### Problem requirements
Print only the lines from the top of the data through the line with "5000, 10000, 100000]", both included, skipping every picture.

··········

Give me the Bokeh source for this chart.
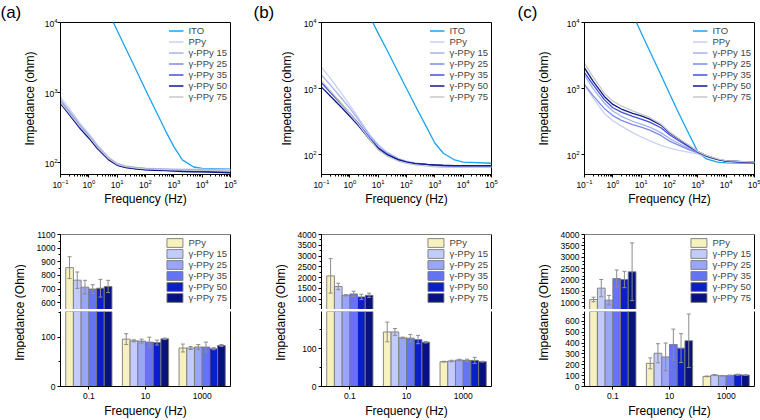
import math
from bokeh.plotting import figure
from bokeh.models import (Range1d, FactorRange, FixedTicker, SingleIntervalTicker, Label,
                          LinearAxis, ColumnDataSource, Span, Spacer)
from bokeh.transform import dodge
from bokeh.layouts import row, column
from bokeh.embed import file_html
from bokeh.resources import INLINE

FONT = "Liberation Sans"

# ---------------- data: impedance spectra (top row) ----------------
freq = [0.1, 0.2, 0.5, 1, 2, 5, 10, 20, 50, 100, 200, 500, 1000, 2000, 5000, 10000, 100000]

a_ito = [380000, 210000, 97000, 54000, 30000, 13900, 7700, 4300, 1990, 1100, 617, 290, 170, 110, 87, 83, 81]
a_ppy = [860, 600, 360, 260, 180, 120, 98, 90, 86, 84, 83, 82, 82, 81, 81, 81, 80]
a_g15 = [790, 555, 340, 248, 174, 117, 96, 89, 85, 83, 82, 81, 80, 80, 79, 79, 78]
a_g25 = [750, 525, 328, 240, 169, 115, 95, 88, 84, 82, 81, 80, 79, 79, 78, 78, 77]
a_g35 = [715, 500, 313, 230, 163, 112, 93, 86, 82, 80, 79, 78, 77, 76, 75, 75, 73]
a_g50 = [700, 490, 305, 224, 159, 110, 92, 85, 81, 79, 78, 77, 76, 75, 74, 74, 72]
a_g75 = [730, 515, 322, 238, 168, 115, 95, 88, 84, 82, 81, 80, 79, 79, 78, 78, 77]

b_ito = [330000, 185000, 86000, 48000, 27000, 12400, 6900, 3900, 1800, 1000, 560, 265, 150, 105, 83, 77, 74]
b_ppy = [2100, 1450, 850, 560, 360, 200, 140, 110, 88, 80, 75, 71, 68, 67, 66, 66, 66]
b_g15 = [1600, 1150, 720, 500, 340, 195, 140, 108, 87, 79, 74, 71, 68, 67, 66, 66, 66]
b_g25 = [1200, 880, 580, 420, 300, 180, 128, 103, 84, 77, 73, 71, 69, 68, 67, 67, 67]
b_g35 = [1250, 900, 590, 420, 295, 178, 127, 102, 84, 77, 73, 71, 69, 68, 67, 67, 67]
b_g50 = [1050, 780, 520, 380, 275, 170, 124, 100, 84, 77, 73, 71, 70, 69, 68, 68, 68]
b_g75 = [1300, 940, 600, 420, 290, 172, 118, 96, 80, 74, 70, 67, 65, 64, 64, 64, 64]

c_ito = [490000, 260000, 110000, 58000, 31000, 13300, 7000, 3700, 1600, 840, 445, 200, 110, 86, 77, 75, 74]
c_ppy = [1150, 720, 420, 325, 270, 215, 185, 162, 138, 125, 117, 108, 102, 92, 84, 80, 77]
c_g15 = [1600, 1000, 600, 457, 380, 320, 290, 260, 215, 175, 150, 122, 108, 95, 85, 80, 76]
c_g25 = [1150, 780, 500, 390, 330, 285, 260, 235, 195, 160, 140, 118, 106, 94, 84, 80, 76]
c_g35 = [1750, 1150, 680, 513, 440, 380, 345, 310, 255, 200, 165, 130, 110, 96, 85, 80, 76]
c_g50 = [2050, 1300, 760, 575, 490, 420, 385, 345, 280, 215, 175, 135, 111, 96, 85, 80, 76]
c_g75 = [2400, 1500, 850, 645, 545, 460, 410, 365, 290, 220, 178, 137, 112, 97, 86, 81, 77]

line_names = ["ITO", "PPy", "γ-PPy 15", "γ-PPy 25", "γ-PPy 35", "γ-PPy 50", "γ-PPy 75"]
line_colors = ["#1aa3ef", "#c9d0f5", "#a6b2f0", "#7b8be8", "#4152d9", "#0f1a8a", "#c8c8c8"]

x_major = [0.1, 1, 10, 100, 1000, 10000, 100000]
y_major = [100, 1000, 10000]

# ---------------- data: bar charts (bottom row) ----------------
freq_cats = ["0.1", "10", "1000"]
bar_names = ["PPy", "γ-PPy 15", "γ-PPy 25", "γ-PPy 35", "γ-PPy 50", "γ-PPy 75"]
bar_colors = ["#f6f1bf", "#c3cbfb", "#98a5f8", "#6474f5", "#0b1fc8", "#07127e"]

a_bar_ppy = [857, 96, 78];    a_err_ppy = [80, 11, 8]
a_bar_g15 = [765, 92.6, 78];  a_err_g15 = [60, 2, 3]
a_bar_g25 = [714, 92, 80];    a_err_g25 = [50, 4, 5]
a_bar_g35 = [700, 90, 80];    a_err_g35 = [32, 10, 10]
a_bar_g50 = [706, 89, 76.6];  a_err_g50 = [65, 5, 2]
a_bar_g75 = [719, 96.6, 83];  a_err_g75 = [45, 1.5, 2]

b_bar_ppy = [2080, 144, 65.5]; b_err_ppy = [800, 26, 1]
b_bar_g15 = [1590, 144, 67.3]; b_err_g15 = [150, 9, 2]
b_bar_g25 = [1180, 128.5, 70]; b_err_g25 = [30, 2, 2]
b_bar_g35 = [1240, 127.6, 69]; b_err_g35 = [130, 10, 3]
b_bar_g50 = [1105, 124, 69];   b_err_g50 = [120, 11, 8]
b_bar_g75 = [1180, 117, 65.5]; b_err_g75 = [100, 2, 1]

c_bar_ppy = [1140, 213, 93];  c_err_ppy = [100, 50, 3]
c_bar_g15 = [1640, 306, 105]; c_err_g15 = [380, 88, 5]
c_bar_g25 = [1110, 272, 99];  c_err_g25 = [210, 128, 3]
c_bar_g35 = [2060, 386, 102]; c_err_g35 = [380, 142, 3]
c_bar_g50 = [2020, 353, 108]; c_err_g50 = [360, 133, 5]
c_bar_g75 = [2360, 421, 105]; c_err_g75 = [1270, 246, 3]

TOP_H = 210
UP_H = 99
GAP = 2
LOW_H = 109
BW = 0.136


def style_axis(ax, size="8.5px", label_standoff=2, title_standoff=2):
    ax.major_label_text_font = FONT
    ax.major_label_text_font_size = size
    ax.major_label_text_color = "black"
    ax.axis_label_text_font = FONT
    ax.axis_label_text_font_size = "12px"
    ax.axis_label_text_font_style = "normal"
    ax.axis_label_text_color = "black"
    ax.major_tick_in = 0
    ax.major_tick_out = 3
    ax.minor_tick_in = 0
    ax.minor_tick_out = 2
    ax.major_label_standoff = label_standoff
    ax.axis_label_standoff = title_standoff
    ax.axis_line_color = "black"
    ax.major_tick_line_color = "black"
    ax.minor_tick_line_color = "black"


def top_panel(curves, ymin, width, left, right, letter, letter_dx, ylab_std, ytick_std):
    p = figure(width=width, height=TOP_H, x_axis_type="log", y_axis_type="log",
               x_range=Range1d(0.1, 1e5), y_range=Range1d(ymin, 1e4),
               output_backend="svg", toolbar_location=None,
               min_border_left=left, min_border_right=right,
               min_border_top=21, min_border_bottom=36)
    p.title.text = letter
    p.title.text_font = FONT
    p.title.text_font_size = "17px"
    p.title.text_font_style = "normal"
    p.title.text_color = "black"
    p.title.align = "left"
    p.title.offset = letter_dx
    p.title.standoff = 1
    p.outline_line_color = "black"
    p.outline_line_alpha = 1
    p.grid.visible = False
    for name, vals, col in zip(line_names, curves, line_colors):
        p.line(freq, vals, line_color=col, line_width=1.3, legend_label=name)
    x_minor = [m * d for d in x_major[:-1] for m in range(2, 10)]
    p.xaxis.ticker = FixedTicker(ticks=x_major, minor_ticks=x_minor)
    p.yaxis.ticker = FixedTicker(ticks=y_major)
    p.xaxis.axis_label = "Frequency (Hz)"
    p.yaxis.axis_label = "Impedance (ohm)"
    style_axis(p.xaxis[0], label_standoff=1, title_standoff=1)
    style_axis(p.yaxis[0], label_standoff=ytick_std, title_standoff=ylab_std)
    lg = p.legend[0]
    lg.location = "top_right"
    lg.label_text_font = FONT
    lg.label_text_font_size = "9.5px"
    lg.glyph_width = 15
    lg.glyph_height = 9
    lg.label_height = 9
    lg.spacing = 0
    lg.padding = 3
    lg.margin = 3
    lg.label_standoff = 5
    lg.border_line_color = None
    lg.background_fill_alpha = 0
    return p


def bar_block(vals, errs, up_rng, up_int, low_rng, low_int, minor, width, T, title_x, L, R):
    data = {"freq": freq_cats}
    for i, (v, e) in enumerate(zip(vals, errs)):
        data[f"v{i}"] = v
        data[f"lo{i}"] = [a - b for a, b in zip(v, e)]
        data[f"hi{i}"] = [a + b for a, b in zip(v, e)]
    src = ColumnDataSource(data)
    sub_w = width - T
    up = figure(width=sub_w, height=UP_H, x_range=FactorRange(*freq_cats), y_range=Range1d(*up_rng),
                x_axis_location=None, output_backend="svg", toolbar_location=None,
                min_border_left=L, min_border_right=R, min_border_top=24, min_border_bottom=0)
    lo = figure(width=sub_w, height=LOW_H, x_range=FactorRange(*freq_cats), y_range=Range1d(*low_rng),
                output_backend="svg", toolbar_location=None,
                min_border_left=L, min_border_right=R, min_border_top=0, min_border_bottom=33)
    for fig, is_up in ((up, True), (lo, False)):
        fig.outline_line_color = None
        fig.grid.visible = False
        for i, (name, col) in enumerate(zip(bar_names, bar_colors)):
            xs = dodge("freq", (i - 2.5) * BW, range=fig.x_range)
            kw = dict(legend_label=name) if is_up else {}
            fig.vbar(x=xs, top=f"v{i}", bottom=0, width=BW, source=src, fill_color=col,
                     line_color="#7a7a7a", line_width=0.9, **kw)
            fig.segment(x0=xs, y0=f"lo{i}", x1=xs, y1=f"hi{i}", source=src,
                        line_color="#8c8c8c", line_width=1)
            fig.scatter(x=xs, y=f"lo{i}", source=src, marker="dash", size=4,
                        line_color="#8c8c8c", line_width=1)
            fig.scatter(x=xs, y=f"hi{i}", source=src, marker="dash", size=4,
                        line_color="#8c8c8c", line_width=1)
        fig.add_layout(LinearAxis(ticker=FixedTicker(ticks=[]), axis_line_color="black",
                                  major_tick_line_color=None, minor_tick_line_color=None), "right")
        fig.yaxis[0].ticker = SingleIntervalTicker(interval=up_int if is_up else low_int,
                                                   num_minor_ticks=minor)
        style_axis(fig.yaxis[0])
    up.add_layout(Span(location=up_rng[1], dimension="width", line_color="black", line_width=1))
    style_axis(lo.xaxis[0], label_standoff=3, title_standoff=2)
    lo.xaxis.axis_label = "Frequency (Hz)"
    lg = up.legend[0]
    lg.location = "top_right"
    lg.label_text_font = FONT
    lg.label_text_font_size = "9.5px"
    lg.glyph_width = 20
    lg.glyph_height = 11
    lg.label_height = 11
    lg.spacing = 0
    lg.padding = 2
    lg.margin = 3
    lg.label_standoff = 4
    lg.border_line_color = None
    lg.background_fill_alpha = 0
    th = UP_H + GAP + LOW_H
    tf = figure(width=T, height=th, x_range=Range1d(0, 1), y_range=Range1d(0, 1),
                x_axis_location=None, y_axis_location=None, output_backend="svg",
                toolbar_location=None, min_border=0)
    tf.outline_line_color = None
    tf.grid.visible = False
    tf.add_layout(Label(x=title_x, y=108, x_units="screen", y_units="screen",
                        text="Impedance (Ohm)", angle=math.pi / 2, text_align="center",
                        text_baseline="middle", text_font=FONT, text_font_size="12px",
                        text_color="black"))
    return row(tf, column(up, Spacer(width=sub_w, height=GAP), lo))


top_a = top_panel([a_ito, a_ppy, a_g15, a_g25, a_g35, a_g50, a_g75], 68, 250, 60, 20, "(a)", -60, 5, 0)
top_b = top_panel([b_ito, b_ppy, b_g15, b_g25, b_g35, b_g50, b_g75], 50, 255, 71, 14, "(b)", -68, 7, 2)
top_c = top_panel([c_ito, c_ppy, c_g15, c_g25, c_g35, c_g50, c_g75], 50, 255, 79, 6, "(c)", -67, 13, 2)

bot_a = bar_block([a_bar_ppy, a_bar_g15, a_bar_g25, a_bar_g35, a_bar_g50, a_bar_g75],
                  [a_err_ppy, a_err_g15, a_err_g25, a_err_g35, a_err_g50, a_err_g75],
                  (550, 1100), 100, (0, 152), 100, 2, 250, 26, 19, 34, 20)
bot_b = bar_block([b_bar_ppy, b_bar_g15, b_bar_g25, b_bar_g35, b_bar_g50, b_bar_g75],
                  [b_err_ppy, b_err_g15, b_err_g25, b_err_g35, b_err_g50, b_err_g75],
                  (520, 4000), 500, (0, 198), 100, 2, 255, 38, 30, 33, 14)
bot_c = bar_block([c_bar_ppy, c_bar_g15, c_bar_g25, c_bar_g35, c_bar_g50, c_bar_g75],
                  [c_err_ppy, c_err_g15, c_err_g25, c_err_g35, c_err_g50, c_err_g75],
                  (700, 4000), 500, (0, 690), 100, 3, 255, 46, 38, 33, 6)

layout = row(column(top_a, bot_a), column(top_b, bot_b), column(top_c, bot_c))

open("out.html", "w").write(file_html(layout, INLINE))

··········

### Solution below
Give me the Bokeh source for this chart.
import math
from bokeh.plotting import figure
from bokeh.models import (Range1d, FactorRange, FixedTicker, SingleIntervalTicker, Label,
                          LinearAxis, ColumnDataSource, Span, Spacer)
from bokeh.transform import dodge
from bokeh.layouts import row, column
from bokeh.embed import file_html
from bokeh.resources import INLINE

FONT = "Liberation Sans"

# ---------------- data: impedance spectra (top row) ----------------
freq = [0.1, 0.2, 0.5, 1, 2, 5, 10, 20, 50, 100, 200, 500, 1000, 2000, 5000, 10000, 100000]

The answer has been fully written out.